9.3. Free monthly advertisement in social medial platforms of the first part.
9.4. Reduction of (4%) of first party commission, so that the commission will be 3% instead of 7%.
9.5. First Party will bear the cost of all cancelled orders after being prepared and picked up, cancelled orders will not be returned to the store taking that the second party is activating following the service level agreement.
9.6. Free delivery for one Day/Month determined by the first party based on the available resources.
9.7. Second Party store will be marked with a unique sign within the store’s list.
9.8. 30% discount for any marketing activities within the first day application.
9.9. Expanding the contract to one-year duration.

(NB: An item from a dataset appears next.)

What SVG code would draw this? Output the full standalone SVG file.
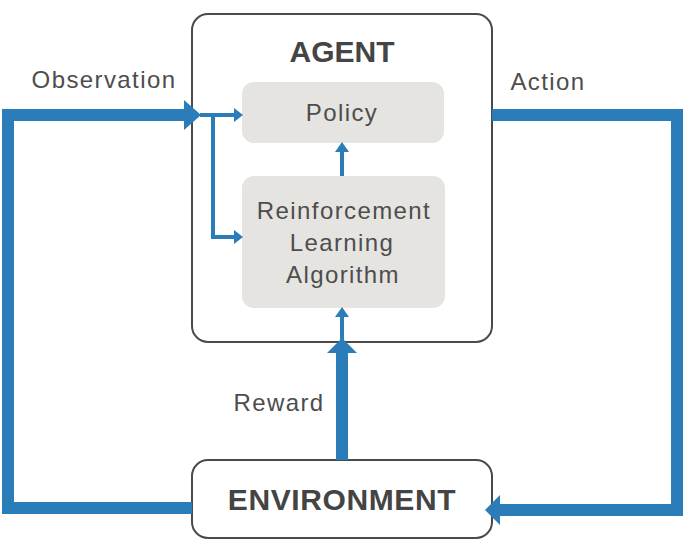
<svg xmlns="http://www.w3.org/2000/svg" width="690" height="543" viewBox="0 0 690 543">
<style>
.box{fill:#fff;stroke:#4a4a4a;stroke-width:2}
.inner{fill:#e5e4e0;stroke:none}
.t{font-family:"Liberation Sans",Arial,sans-serif;font-size:24px;fill:#4d4d4d;letter-spacing:1.4px;text-anchor:middle}
.b{font-family:"Liberation Sans",Arial,sans-serif;font-size:30px;font-weight:bold;fill:#444;text-anchor:middle}
.thick{fill:none;stroke:#2a7db9;stroke-width:12}
.thin{fill:none;stroke:#2a7db9;stroke-width:4}
.ah{fill:#2a7db9}
</style>
<rect width="690" height="543" fill="#fff"/>
<g id="agent">
<rect class="box" x="192" y="14" width="300" height="328" rx="16"/>
<text class="b" x="342" y="62">AGENT</text>
</g>
<g id="policy">
<rect class="inner" x="242" y="82" width="202" height="61" rx="12"/>
<text class="t" x="342" y="121">Policy</text>
</g>
<g id="rl">
<rect class="inner" x="242" y="176" width="203" height="132" rx="12"/>
<text class="t" x="344" y="219">Reinforcement</text>
<text class="t" x="342" y="251">Learning</text>
<text class="t" x="343" y="283">Algorithm</text>
</g>
<g id="environment">
<rect class="box" x="192" y="460" width="300" height="78" rx="16"/>
<text class="b" x="342" y="510" style="letter-spacing:0.6px">ENVIRONMENT</text>
</g>
<g id="connectors">
<polyline class="thick" points="192,508 8,508 8,115 186,115"/>
<polygon class="ah" points="184,100 201,115 184,130"/>
<polyline class="thin" points="200,115 236,115"/>
<polygon class="ah" points="234,108 243,115 234,122"/>
<polyline class="thin" points="213,115 213,237 236,237"/>
<polygon class="ah" points="234,230 243,237 234,244"/>
<polyline class="thin" points="342,176 342,150"/>
<polygon class="ah" points="335,152 342,142 349,152"/>
<polyline class="thick" points="342,460 342,350"/>
<polygon class="ah" points="327,353 342,338 357,353"/>
<polyline class="thin" points="342,340 342,315"/>
<polygon class="ah" points="335,317 342,307 349,317"/>
<polyline class="thick" points="492,115 677,115 677,510 498,510"/>
<polygon class="ah" points="500,495 485,510 500,525"/>
<text class="t" x="104" y="88">Observation</text>
<text class="t" x="548" y="90">Action</text>
<text class="t" x="279" y="411">Reward</text>
</g>
</svg>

9.10. In case the first party proves that the second party is dealing with any application that is competitor to the activities of the first party during the term of the contract, all these privileges shall be amounts presented within excellence program. The contract and the rest of the terms shall be followed with no violation and commission shall be 20%.
9.11. The first party shall issue a monthly statement showing the value of the amounts received by the second party within the excellence program. The second party shall pay in case of violation of the item of excellence.
10. Confidentiality and credibility:
10.1. The parties shall agree that any exchange of any information, under this Contract, does not in any way result in any existing and future partnership (unless otherwise specifically provided in this contract).
10.2. Each Party shall agree not to publish or distribute (whether in writing or in electronic from or otherwise) any public announcements, press releases or other marketing or promotional advertisements relating to the content. performance or execution of this contract without the prior written consent from the other party.
10.3. The parties shall agree that all verbal and written correspondences and agreements shall be highly confidential, and the First Party undertakes not to share any information related to the Second party, such ad sales or experience information, with ant third party.
11. Applicable law and jurisdiction
This contract shall be subjected to the provisions of the applicable regulations and in the case of any dispute between the two parties, God forbids, it shall be resolved amicably in a maximum period of fifteen (15) days. If the dispute is not resolved amicably, it shall be referred to the
judiciary for adjudication and the court of the Kingdom of Saudi Arabia shall be competent to adjudicate any dispute that may arise between the parties for their legal effects.
In the event of the signing of this contract, the parties shall agree on the said provision, and in the case that the person signing the contract is authorized by the owner of the store, a copy of the official authorization must be attached.
13. Contract’s attachments
This contract includes one attachment (Service Level Agreement) and in case of any breach of the contract by the second party, the contract shall be deemed null and void.